My mind is a veritable war zone while preparing for a show...sometimes I don't sleep well, I spend copious amounts of time trying to make sure that my notes are fail proof: totally "in my voice," with NO chance of vocal drama, and sometimes I totally freak out. I guess I'm really just trying to protect myself from the vulnerability that IS singing virtuosic repertoire in front of lots of people. The scariest of which are, of course, your own colleagues. You know, the other people on stage with you-- the ones who also sing and have very distinct opinions about singing.
I forgot how completely terrifying it can be.
In school, we had a kind of built in camaraderie that made us support each other, at least to our faces :), who knows what they were all saying behind our backs. But that feedback was so important-- hearing someone SAY something about what you had just sung, was at least for me, very comforting. And I'm noticing that often, professionally, in the big wide world, singing opera is our job, and we're simply expected to DO it. You may or may not get any feedback. No one feels the need to tell you how fabulous you are. Maybe you're not particularly fabulous. Or maybe you are, but after all, you're getting paid to be fabulous just like everyone else, so it's kind of just what everyone needs you to do. Or your feedback gets to everyone BUT you, which is often the case.

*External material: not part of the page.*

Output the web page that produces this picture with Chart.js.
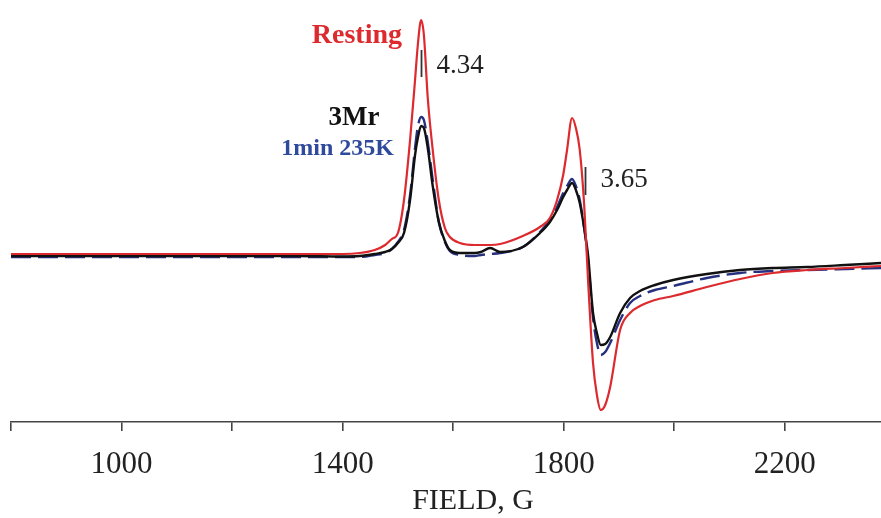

After each rehearsal and performance, I almost always have a very strong feeling about how I sounded. It was either really good, really whatever, or really bad. It's different every time. It FEELS different every time. And one thing is for sure: I ALWAYS wish I had done something or other a little bit better.
In the last production, there were moments I was convinced were kind of vocally embarrassing, based on my own inside-the-head-commentary and am neurotic enough want to know if I was right...but you can't go around asking people: "how was that? how did that note sound to you? was I in tune?" It's a recipe for disaster, and everyone would be super annoyed. It's called confidence, Jessica. And you need to get some. :)
Well, I did eventually get some unsolicited feedback, and it seems that most of us are a lot more consistent than we THINK we are. That is, to others people, not inside my own head, I sound pretty much the same all the time, and my feelings are rarely reliable-- I guess that whole technique thing is worth all the money I spent on it after all.